The occurrence of the prehnite–pumpellyite facies in the Severin–Cosustea units in the southeastern area is the result of Cretaceous metamorphism. Remnants of ocean floor metamorphism prevailed. The highest pressure is constrained by the upper stability limit of prehnite to be at around 4.0 kbar. The Danubian units situated within the diagenetic zone were not below 200 °C, due to epidote formation. The KI, OMR and mineral data, indicate diagenetic conditions. Assuming temperatures between >200 and <250 °C, pressures between 1.8 and 2.6 kbar were calculated using kinetic and numerical maturity models.

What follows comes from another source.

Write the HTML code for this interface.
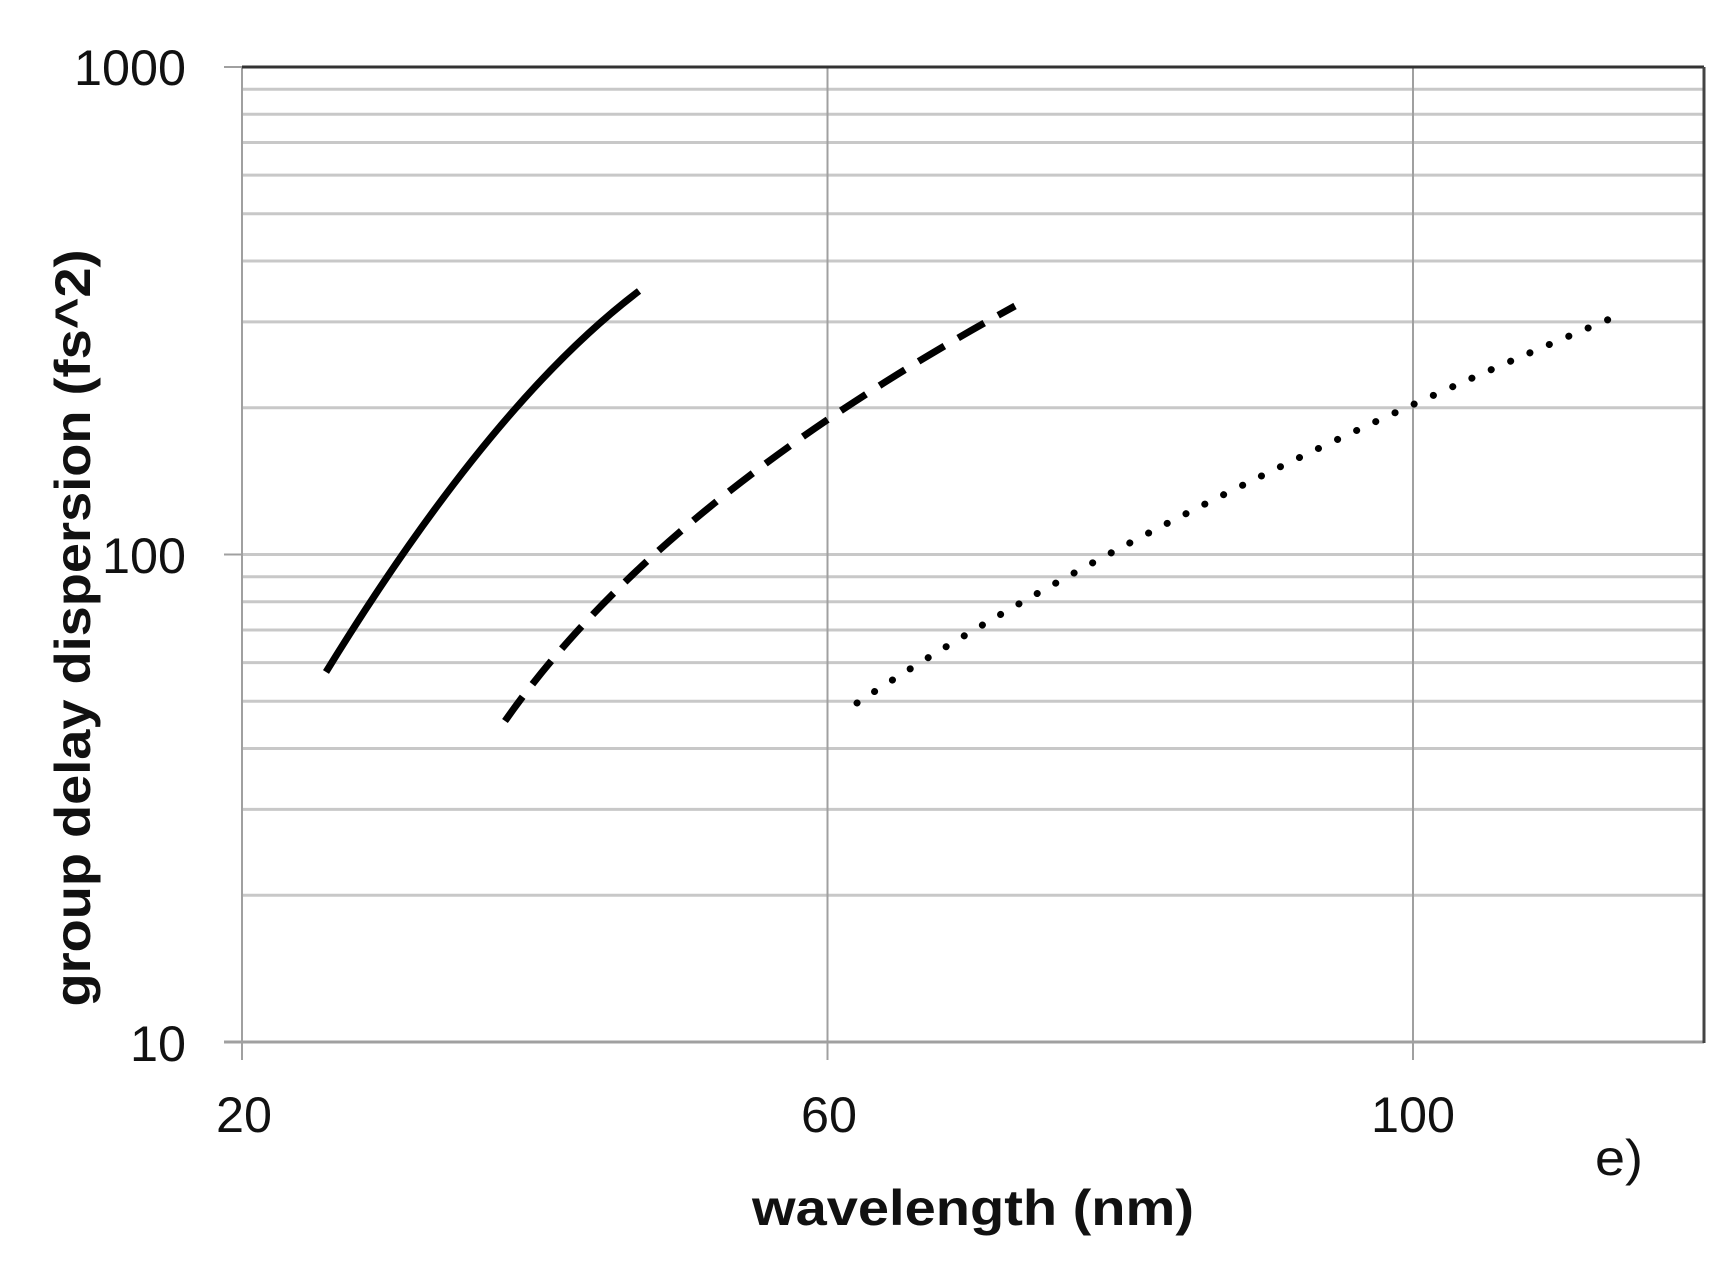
<!DOCTYPE html>
<html><head><meta charset="utf-8"><style>html,body{margin:0;padding:0;background:#fff}svg{display:block}</style></head>
<body>
<svg width="1735" height="1270" viewBox="0 0 1735 1270" xmlns="http://www.w3.org/2000/svg" font-family="Liberation Sans, sans-serif">
<g stroke="#c8c8c8" stroke-width="3">
<line x1="242" x2="1704" y1="554.5" y2="554.5"/>
<line x1="242" x2="1704" y1="407.7" y2="407.7"/>
<line x1="242" x2="1704" y1="321.9" y2="321.9"/>
<line x1="242" x2="1704" y1="261.0" y2="261.0"/>
<line x1="242" x2="1704" y1="213.7" y2="213.7"/>
<line x1="242" x2="1704" y1="175.1" y2="175.1"/>
<line x1="242" x2="1704" y1="142.5" y2="142.5"/>
<line x1="242" x2="1704" y1="114.2" y2="114.2"/>
<line x1="242" x2="1704" y1="89.3" y2="89.3"/>
<line x1="242" x2="1704" y1="895.2" y2="895.2"/>
<line x1="242" x2="1704" y1="809.4" y2="809.4"/>
<line x1="242" x2="1704" y1="748.5" y2="748.5"/>
<line x1="242" x2="1704" y1="701.2" y2="701.2"/>
<line x1="242" x2="1704" y1="662.6" y2="662.6"/>
<line x1="242" x2="1704" y1="630.0" y2="630.0"/>
<line x1="242" x2="1704" y1="601.7" y2="601.7"/>
<line x1="242" x2="1704" y1="576.8" y2="576.8"/>
</g>
<g stroke="#a0a0a0" stroke-width="2">
<line x1="827.5" x2="827.5" y1="67" y2="1060"/>
<line x1="1413" x2="1413" y1="67" y2="1060"/>
<line x1="242" x2="242" y1="67" y2="1060"/>
<line x1="224" x2="1704" y1="1042" y2="1042" stroke-width="3"/>
<line x1="224" x2="242" y1="67" y2="67"/>
<line x1="224" x2="242" y1="554.5" y2="554.5"/>
</g>
<line x1="242" x2="1704" y1="67" y2="67" stroke="#333" stroke-width="3"/>
<line x1="1704" x2="1704" y1="67" y2="1043" stroke="#444" stroke-width="3"/>
<g fill="none" stroke="#000" stroke-linecap="round">
<path d="M326,672 Q491.5,402.5 639,291" stroke-width="7" stroke-linecap="butt"/>
<path d="M505,721 Q660,500 1015,306" stroke-width="7" stroke-dasharray="30 16" stroke-linecap="butt"/>
<path d="M857,703 Q1150,510 1624,313" stroke-width="7" stroke-dasharray="0.1 21"/>
</g>
<g font-size="50" fill="#111" text-anchor="end">
<text x="186" y="85" textLength="112" lengthAdjust="spacingAndGlyphs">1000</text>
<text x="186" y="573" textLength="84" lengthAdjust="spacingAndGlyphs">100</text>
<text x="186" y="1061" textLength="56" lengthAdjust="spacingAndGlyphs">10</text>
</g>
<g font-size="50" fill="#111" text-anchor="middle">
<text x="244" y="1132" textLength="56" lengthAdjust="spacingAndGlyphs">20</text>
<text x="829" y="1132" textLength="56" lengthAdjust="spacingAndGlyphs">60</text>
<text x="1413" y="1132" textLength="84" lengthAdjust="spacingAndGlyphs">100</text>
<text x="1619" y="1175" textLength="48" lengthAdjust="spacingAndGlyphs">e)</text>
</g>
<text x="973" y="1225" font-size="50" font-weight="bold" text-anchor="middle" textLength="442" lengthAdjust="spacingAndGlyphs" fill="#111">wavelength (nm)</text>
<text transform="translate(90,628) rotate(-90)" font-size="50" font-weight="bold" text-anchor="middle" textLength="757" lengthAdjust="spacingAndGlyphs" fill="#111">group delay dispersion (fs^2)</text>
</svg>
</body></html>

Orogenic collisional Cretaceous peak pressure conditions of 4.0±1.0 kbar are found in the Danubian nappes not altered by a subsequent syn-detachment metamorphic overprint. Highest temperatures in chloritoid schists and epidote–hornblende-bearing mylonites have been inferred for samples from the northern border of the Danubian window (between >300 and <400 °C). Along a syn- to post-detachment retrograde pressure path, post-dating the chloritoid formation, the occurrence of clinozoisite+chlorite+quartz suggests temperatures >300 °C in the northwest, while the association andalusite+quartz and biotite+muscovite indicates temperatures between 370 and 400 °C at <3.5 kbar in the northeast.
It is demonstrated that the slope of the regression lines between KI and OMR data gives valuable qualitative information about the relative magnitudes of P and T: the slope of the regression line for the Danubian window samples indicates normal heat flow conditions during nappe stacking and hyperthermal conditions during the formation of the Getic detachment.
High thermal gradient conditions can easily be explained by partly isothermal decompression during the Getic detachment event, the elevation of the geotherm being caused by crustal thinning and rapid exhumation of the Danubian units. Probably, also a higher heat-flux prevailed at the end of the Getic detachment, at a time when the retrograde chloritoid decomposition reactions took place, documenting late-stage HT greenschist facies metamorphism.